It’s the end of the day at the Lexus Higashi-Fuji track near Japan’s Mount Fuji. In the company of Koushi Yamada, Project Manager of the Lexus Aerodynamics Department (above), I’ve been marveling at the high-speed stability of the GS F Sport.
You’d expect a state-of-the-art sports saloon to feel secure at speed, but the big saloon feels so stable, it’s almost like it’s been nailed to Higashi-Fuji’s steep banking.
High speed laps over, I ask Yamada for the big secret. He smiles, and as the sun sets on our day, asks me how we got to the track. I point to our humdrum Japanese minivan – a functional sort of vehicle, but not exactly a sharp handler.
From his jacket pocket Yamada produces a handful of what look like garden slugs, except they’re made from a sticky, mouldable resin. He sticks a slug to each of the van’s rear indicators and door mirrors, takes a slow test drive around the car park, makes some final adjustments, then throws the keys back to me. “Try it now.”
The van hasn’t turned into a supercar, but the transformation is still eye-opening. It feels noticeably different, with more positive steering, even at low speeds. “When it comes to aerodynamics, improvements like these work from as little as 30km/h,” says Yamada.
It’s all down to the weird stuff we call air. For something invisible that you can’t touch, air is surprisingly heavy. Passenger airliners shove around a thousand tons of it aside every second they’re in flight. Cars have to push their way through it too, casting air as the ‘bad guy’ in the relelntless search for automotive efficiency.
Now, Yamada is using air as a force for good. Back in his workshop, a miniature polystyrene rendition of a car’s floorpan sits on a metal workbench. It’s practically weightless, so when Yamada invites me to stoop down and blow it off the bench, I’m feeling confident.
I start to blow. Oddly, the chunk of polystyrene refuses to budge. I blow harder. It makes no difference. Soon I’m feeling a bit giddy from all the blowing. Helpfully, one of Yamada’s assistants offers me a compressed air gun. I give the mini-floorpan a full-power blast. Annoyingly, it remains magically bonded to the bench. I’m suspecting foul play and the use of hidden adhesives, but Yamada disproves that unworthy thought by flicking the piece away with one finger.

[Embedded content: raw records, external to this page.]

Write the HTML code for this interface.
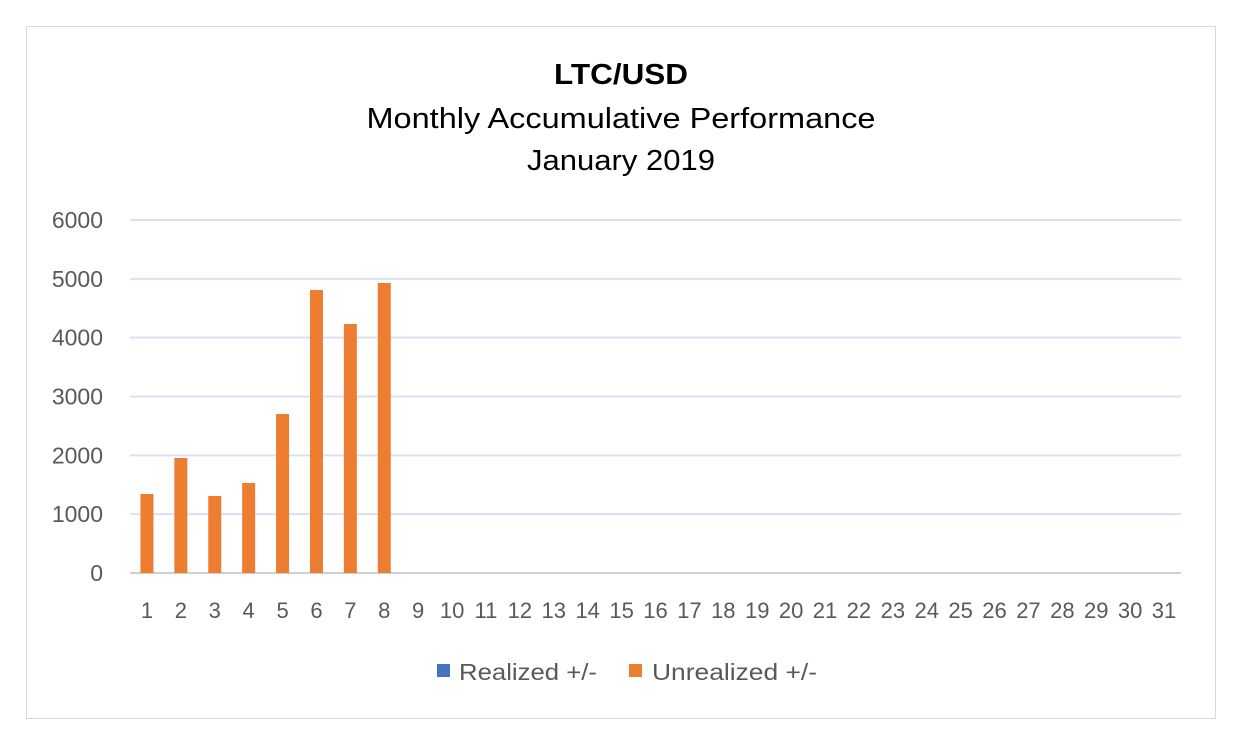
<!DOCTYPE html>
<html><head><meta charset="utf-8"><style>
body{margin:0;background:#fff;font-family:"Liberation Sans",sans-serif}
</style></head><body>
<svg width="1245" height="738" xmlns="http://www.w3.org/2000/svg">
<rect x="0" y="0" width="1245" height="738" fill="#fff"/>
<rect x="26.5" y="26.5" width="1189" height="692" fill="#fff" stroke="#d9d9d9"/>
<text x="621" y="84" text-anchor="middle" font-size="29" font-weight="bold" fill="#000" textLength="134" lengthAdjust="spacingAndGlyphs">LTC/USD</text>
<text x="621" y="128" text-anchor="middle" font-size="29" fill="#000" textLength="509" lengthAdjust="spacingAndGlyphs">Monthly Accumulative Performance</text>
<text x="621" y="170" text-anchor="middle" font-size="29" fill="#000" textLength="188" lengthAdjust="spacingAndGlyphs">January 2019</text>
<g id="grid"></g><g id="bars"></g><g id="xl"></g>
<g>
<rect x="437" y="664" width="13" height="13" fill="#4472c4"/>
<text x="459" y="680" font-size="23" fill="#595959" textLength="138" lengthAdjust="spacingAndGlyphs">Realized +/-</text>
<rect x="629" y="664" width="13" height="13" fill="#ed7d31"/>
<text x="652" y="680" font-size="23" fill="#595959" textLength="165" lengthAdjust="spacingAndGlyphs">Unrealized +/-</text>
</g>
</svg>
<script>
const categories=Array.from({length:31},(_,i)=>String(i+1));
const realized=[0,0,0,0,0,0,0,0];
const unrealized=[1343,1955,1309,1530,2703,4810,4232,4929];
const yTicks=[0,1000,2000,3000,4000,5000,6000];
const NS="http://www.w3.org/2000/svg";
const x0=130,x1=1181,y0=573,y1=220,yMax=6000;
const band=(x1-x0)/categories.length;
const xc=i=>x0+band*(i+0.5);
const y=v=>y0-(v/yMax)*(y0-y1);
function mk(t,a,p){const e=document.createElementNS(NS,t);for(const k in a)e.setAttribute(k,a[k]);p.appendChild(e);return e;}
const g=document.getElementById('grid');
yTicks.forEach(v=>{
 const l=mk('line',{x1:x0,x2:x1,y1:y(v),y2:y(v),stroke:v===0?'#d0d0d0':'#d9e1f2','stroke-width':2},g);
 
 
 const t=mk('text',{x:103,y:y(v)+8,'text-anchor':'end','font-size':23,fill:'#595959'},g);
 t.textContent=v;
 
 
});
const b=document.getElementById('bars');
unrealized.forEach((v,i)=>{
 const r=mk('rect',{x:xc(i)-6.5,y:y(v),width:13,height:y0-y(v),fill:'#ed7d31'},b);
 
 
});
const xl=document.getElementById('xl');
categories.forEach((c,i)=>{
 const t=mk('text',{x:xc(i),y:618,'text-anchor':'middle','font-size':22,fill:'#595959'},xl);
 t.textContent=c;
 
 
});
</script>
</body></html>
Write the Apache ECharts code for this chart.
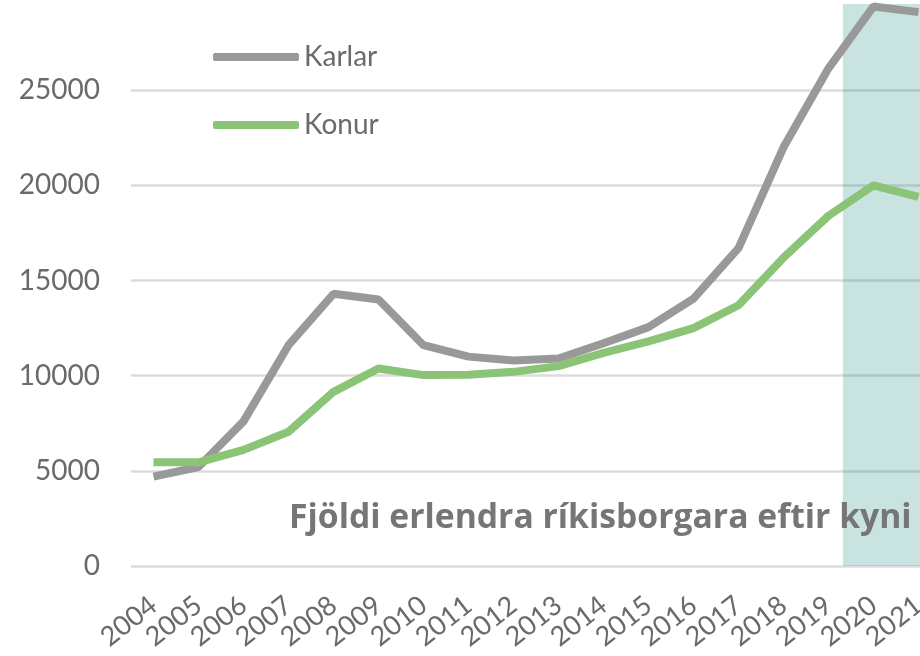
<!DOCTYPE html>
<html lang="is">
<head>
<meta charset="UTF-8">
<title>Fjöldi erlendra ríkisborgara eftir kyni</title>
<style>
  html, body { margin: 0; padding: 0; background: #fff; }
  #chart { width: 920px; height: 656px; }
</style>
</head>
<body>
<div id="chart"></div>
<script src="https://cdn.jsdelivr.net/npm/echarts@6/dist/echarts.min.js"></script>
<script>
// ár
var years = ['2004', '2005', '2006', '2007', '2008', '2009', '2010', '2011', '2012',
  '2013', '2014', '2015', '2016', '2017', '2018', '2019', '2020', '2021'];

// fjöldi karla og kvenna (lesið af myndinni)
var karlar = [4700, 5200, 7600, 11600, 14300, 14000, 11600, 11000, 10800,
  10900, 11700, 12550, 14050, 16700, 22000, 26150, 29400, 29100];
var konur = [5450, 5450, 6100, 7050, 9150, 10380, 10030, 10050, 10200,
  10500, 11200, 11800, 12500, 13700, 16200, 18400, 20000, 19400];

// skyggða svæðið, í einingum flokkaássins
var bandRange = [15.32, 17.5];
var bandTop = 29530;

var font = 'Lato';
var chart = echarts.init(document.getElementById('chart'));

chart.setOption({
  animation: false,
  textStyle: { fontFamily: font },
  title: {
    text: 'Fjöldi erlendra ríkisborgara eftir kyni',
    left: 289,
    top: 501,
    padding: 0,
    textStyle: { fontFamily: 'Open Sans', fontSize: 33.7, fontWeight: 'bold', color: '#767676' }
  },
  legend: {
    data: ['Karlar', 'Konur'],
    orient: 'vertical',
    left: 213,
    top: 43,
    padding: 0,
    itemGap: 40,
    itemWidth: 86,
    itemHeight: 8,
    icon: 'roundRect',
    textStyle: { fontFamily: font, fontSize: 28, color: '#6a6a6a' }
  },
  grid: { left: 131, right: -21, top: -5, bottom: 90, outerBoundsMode: 'none' },
  xAxis: [{
    type: 'category',
    data: years,
    boundaryGap: true,
    axisLine: { show: false },
    axisTick: { show: false },
    axisLabel: { rotate: 38, margin: 36, fontSize: 27, color: '#6a6a6a', interval: 0 }
  }, {
    type: 'value',
    min: -0.5,
    max: 17.5,
    show: false
  }],
  yAxis: {
    type: 'value',
    min: 0,
    max: 30000,
    interval: 5000,
    axisLine: { show: false },
    axisTick: { show: false },
    axisLabel: {
      showMaxLabel: false, margin: 31, fontSize: 28, color: '#6a6a6a',
      formatter: function (v) { return String(v); }
    },
    splitLine: { lineStyle: { color: '#dcdcdc', width: 2.5 } }
  },
  series: [{
    name: 'Karlar',
    type: 'line',
    data: karlar,
    symbol: 'none',
    z: 3,
    lineStyle: { color: '#999999', width: 8 },
    itemStyle: { color: '#999999' }
  }, {
    name: 'Konur',
    type: 'line',
    data: konur,
    symbol: 'none',
    z: 4,
    lineStyle: { color: '#8bc476', width: 8 },
    itemStyle: { color: '#8bc476' }
  }, {
    name: 'band',
    type: 'line',
    xAxisIndex: 1,
    data: [],
    z: 10,
    silent: true,
    markArea: {
      silent: true,
      itemStyle: { color: 'rgba(10,128,114,0.22)' },
      data: [[{ xAxis: bandRange[0], yAxis: 0 }, { xAxis: bandRange[1], yAxis: bandTop }]]
    }
  }]
});
</script>
</body>
</html>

Now he invites me to blow on a second mini-chassis, identical to the first one apart from a thin piece of wire taped across its otherwise smooth underbelly. I’ve barely started breathing on it before it takes off and flutters to the ground.
We’ve just witnessed Bernoulli’s principle, a law of aerodynamics that will anchor a flat thing to the ground just as surely as a 600-ton hydraulic press. Forty years ago, ‘ground effect’ cars were banned by Formula 1 authorities for being too dominant, but there’s nothing preventing the exploitation of this remarkable phenomenon in road cars.
Attached to indicator and door mirror assemblies, Yamada’s ‘slugs’ – let’s call them fins – create a kind of whirlwind energy to wrap flowing air more tightly along the sides of a Lexus and make the car even more stable.
The modifications to the underside of the development GS that we’re looking at in Yamada’s workshop are even more subtle, but the results are amazing. Moulded plates with different fin setups streamline the airflow under the car, boosting grip and reducing wind noise. “The underside of the car offers the biggest potential for aero improvement, because it’s such a large area,” says Yamada. “But the final setup is always a balance between the underfloor package and the visible fins.”
Our track GS F Sport is one of the first production Lexus cars to get the Yamada treatment. Fin packages are bespoke for different cars, so the GS F Sport gets rear indicator fins but not the door mirror fins that will feature on the new LS. The regular latest-generation GS has its own package: so does the CT200h, the latest RX, and the new Toyota Auris.
Yamada says that his inspirations come from the sensations in his fingertips. Thanks to his pocketful of tiny fins, Lexus owners can now enjoy that special ‘Yamada feeling’ for themselves.